• [Source excerpt]

#####

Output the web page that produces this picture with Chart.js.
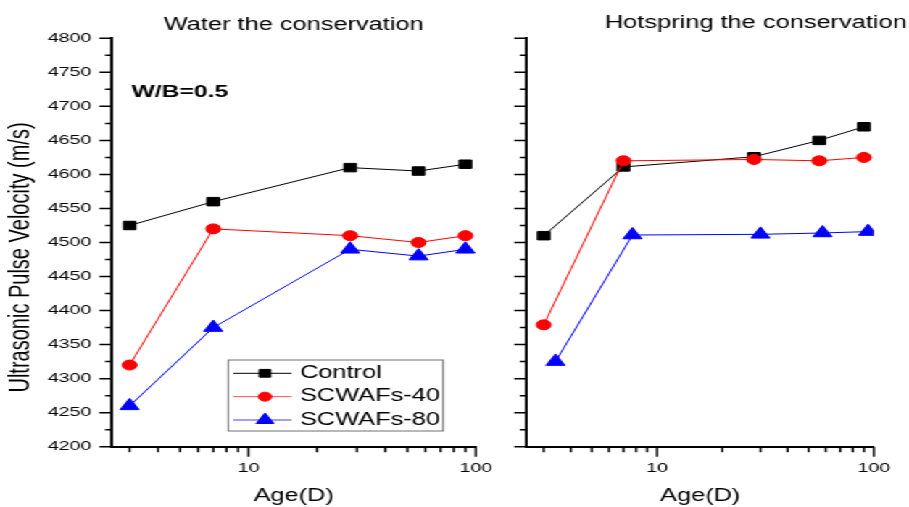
<!DOCTYPE html>
<html>
<head>
<meta charset="utf-8">
<title>Ultrasonic Pulse Velocity</title>
<script src="https://cdn.jsdelivr.net/npm/chart.js@4.4.0/dist/chart.umd.min.js"></script>
<style>
  html, body { margin: 0; padding: 0; background: #fff; overflow: hidden; }
  /* the original figure is stretched horizontally, so the charts are drawn narrow and widened */
  #wrap { position: relative; width: 627px; height: 507px; transform: scaleX(1.4498); transform-origin: 0 0; }
  #wrap canvas { position: absolute; left: 0; top: 0; }
</style>
</head>
<body>
<div id="wrap">
  <canvas id="water" width="627" height="507"></canvas>
  <canvas id="hotspring" width="627" height="507"></canvas>
</div>
<script>
// ages (days)
const ageDays = [3, 7, 28, 56, 90];
const ageDaysHot80 = [3.4, 7.7, 30, 58, 94];

// water conservation
const waterControl = [4525, 4560, 4610, 4605, 4615];
const waterScwafs40 = [4320, 4520, 4510, 4500, 4510];
const waterScwafs80 = [4260, 4375, 4490, 4480, 4490];

// hotspring conservation
const hotControl = [4510, 4611, 4626, 4650, 4670];
const hotScwafs40 = [4379, 4620, 4622, 4620, 4625];
const hotScwafs80 = [4325, 4511, 4512, 4514, 4516];

const seriesNames = ['Control', 'SCWAFs-40', 'SCWAFs-80'];
const panelTitles = ['Water the conservation', 'Hotspring the conservation'];

const xTicks = [3, 4, 5, 6, 7, 8, 9, 10, 20, 30, 40, 50, 60, 70, 80, 90, 100];
const xTickLabels = [10, 100];
const yTicks = [4200, 4225, 4250, 4275, 4300, 4325, 4350, 4375, 4400, 4425, 4450, 4475, 4500,
  4525, 4550, 4575, 4600, 4625, 4650, 4675, 4700, 4725, 4750, 4775, 4800];
const yTickLabels = [4200, 4250, 4300, 4350, 4400, 4450, 4500, 4550, 4600, 4650, 4700, 4750, 4800];

const FONT = 'Arial, "Liberation Sans", Helvetica, sans-serif';
const legendLineColors = ['#000000', '#ff5050', '#a0a0ff'];
const legendLineWidths = [1, 1, 2.2];

function pairUp(xs, ys) {
  return xs.map((x, i) => ({ x: x, y: ys[i] }));
}

function makeDatasets(ctrl, s40, xs80, s80) {
  return [
    {
      label: seriesNames[0], data: pairUp(ageDays, ctrl),
      borderColor: '#000000', backgroundColor: '#000000', borderWidth: 1,
      pointStyle: 'rect', pointRadius: 6, pointBorderWidth: 1, order: 3
    },
    {
      label: seriesNames[1], data: pairUp(ageDays, s40),
      borderColor: '#ff0000', backgroundColor: '#ff0000', borderWidth: 1,
      pointStyle: 'circle', pointRadius: 5, pointBorderWidth: 1, order: 2
    },
    {
      label: seriesNames[2], data: pairUp(xs80, s80),
      borderColor: '#0000ff', backgroundColor: '#0000ff', borderWidth: 1,
      pointStyle: 'triangle', pointRadius: 7.5, pointBorderWidth: 1, order: 1
    }
  ];
}

// tick marks drawn outward, long ones for labelled ticks
const tickMarks = {
  id: 'tickMarks',
  afterDraw(chart) {
    const ctx = chart.ctx;
    const xs = chart.scales.x;
    const ys = chart.scales.y;
    ctx.save();
    ctx.strokeStyle = '#000';
    ctx.lineWidth = 1.5;
    ctx.beginPath();
    xs.ticks.forEach((t) => {
      const px = xs.getPixelForValue(t.value);
      const len = xTickLabels.includes(t.value) ? 10 : 5.5;
      ctx.moveTo(px, xs.top);
      ctx.lineTo(px, xs.top + len);
    });
    ys.ticks.forEach((t) => {
      const py = ys.getPixelForValue(t.value);
      const len = yTickLabels.includes(t.value) ? 8.5 : 4.5;
      ctx.moveTo(ys.right, py);
      ctx.lineTo(ys.right - len, py);
    });
    ctx.stroke();
    ctx.restore();
  }
};

// legend with line + marker, inside the left panel
const legendBox = {
  id: 'legendBox',
  afterDraw(chart) {
    const { ctx, chartArea } = chart;
    const left = chartArea.left + 80.4;
    const top = 360;
    ctx.save();
    ctx.fillStyle = '#fff';
    ctx.fillRect(left, top, 148.3, 71);
    ctx.strokeStyle = '#707070';
    ctx.lineWidth = 1;
    ctx.strokeRect(left, top, 148.3, 71);
    chart.data.datasets.forEach((ds, i) => {
      const y = 373.3 + i * 23.35;
      ctx.strokeStyle = legendLineColors[i];
      ctx.lineWidth = legendLineWidths[i];
      ctx.beginPath();
      ctx.moveTo(left + 3.5, y);
      ctx.lineTo(left + 43.8, y);
      ctx.stroke();
      ctx.fillStyle = ds.backgroundColor;
      ctx.strokeStyle = ds.borderColor;
      ctx.lineWidth = 1;
      Chart.helpers.drawPoint(ctx, {
        pointStyle: ds.pointStyle, radius: ds.pointRadius - 0.5, borderWidth: 1, rotation: 0
      }, left + 25.4, y);
      ctx.fillStyle = '#000';
      ctx.font = '17.5px ' + FONT;
      ctx.textAlign = 'left';
      ctx.textBaseline = 'middle';
      ctx.fillText(ds.label, left + 49.5, y);
    });
    ctx.restore();
  }
};

// y axis title and the W/B note on the left panel
const leftNotes = {
  id: 'leftNotes',
  afterDraw(chart) {
    const { ctx, chartArea } = chart;
    ctx.save();
    ctx.fillStyle = '#000';
    ctx.font = 'bold 17px ' + FONT;
    ctx.textAlign = 'left';
    ctx.textBaseline = 'middle';
    ctx.fillText('W/B=0.5', chartArea.left + 13.8, 92);
    ctx.translate(14.8, 257.5);
    ctx.rotate(-Math.PI / 2);
    ctx.font = '20px ' + FONT;
    ctx.textAlign = 'center';
    ctx.fillText('Ultrasonic Pulse Velocity (m/s)', 0, 0);
    ctx.restore();
  }
};

function baseScales(showYLabels, yWidth) {
  return {
    x: {
      type: 'logarithmic',
      min: 2.5,
      max: 100,
      afterBuildTicks: (s) => { s.ticks = xTicks.map((v) => ({ value: v })); },
      afterFit: (s) => { s.height = 60.3; },
      grid: { display: true, drawOnChartArea: false, drawTicks: false },
      border: { display: true, color: '#000', width: 2 },
      ticks: {
        autoSkip: false, maxRotation: 0, padding: 13, color: '#000',
        font: { family: FONT, size: 13.5 },
        callback: (v) => (xTickLabels.includes(v) ? String(v) : '')
      },
      title: {
        display: true, text: 'Age(D)', color: '#000',
        font: { family: FONT, size: 17.5 }, padding: { top: 0, bottom: 0 }
      }
    },
    y: {
      min: 4200,
      max: 4800,
      afterBuildTicks: (s) => { s.ticks = yTicks.map((v) => ({ value: v })); },
      afterFit: (s) => { s.width = yWidth; },
      grid: { display: true, drawOnChartArea: false, drawTicks: false },
      border: { display: true, color: '#000', width: 2 },
      ticks: {
        display: showYLabels, autoSkip: false, padding: 14, color: '#000',
        font: { family: FONT, size: 13.5 },
        callback: (v) => (yTickLabels.includes(v) ? String(v) : '')
      }
    }
  };
}

const waterScales = baseScales(true, 77);
new Chart(document.getElementById('water'), {
  type: 'line',
  data: { datasets: makeDatasets(waterControl, waterScwafs40, ageDays, waterScwafs80) },
  options: {
    responsive: false,
    animation: false,
    devicePixelRatio: 1,
    layout: { padding: { left: 0, right: 298.8, top: 0, bottom: 0 } },
    scales: waterScales,
    plugins: {
      legend: { display: false },
      tooltip: { enabled: false },
      title: {
        display: true, text: panelTitles[0], fullSize: false, color: '#000',
        font: { family: FONT, size: 17.5, weight: 'normal' },
        padding: { top: 14.5, bottom: 2.8 }
      }
    }
  },
  plugins: [tickMarks, legendBox, leftNotes]
});

const hotScales = baseScales(false, 20);
// invisible spacer on the right so the title can run to the edge
hotScales.yr = {
  position: 'right',
  display: true,
  afterFit: (s) => { s.width = 11; },
  grid: { display: false, drawTicks: false },
  border: { display: false },
  ticks: { display: false }
};
new Chart(document.getElementById('hotspring'), {
  type: 'line',
  data: { datasets: makeDatasets(hotControl, hotScwafs40, ageDaysHot80, hotScwafs80) },
  options: {
    responsive: false,
    animation: false,
    devicePixelRatio: 1,
    layout: { padding: { left: 343.2, right: 1.6, top: 0, bottom: 0 } },
    scales: hotScales,
    plugins: {
      legend: { display: false },
      tooltip: { enabled: false },
      title: {
        display: true, text: panelTitles[1], fullSize: true, align: 'end', color: '#000',
        font: { family: FONT, size: 17.5, weight: 'normal' },
        padding: { top: 13, bottom: 4.3 }
      }
    }
  },
  plugins: [tickMarks]
});
</script>
</body>
</html>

#####

• [Instructions for the task]
Filter the listing above for the string "with" and copy every matching line.

• [Output]
Output the web page that produces this picture with Chart.js.
// legend with line + marker, inside the left panel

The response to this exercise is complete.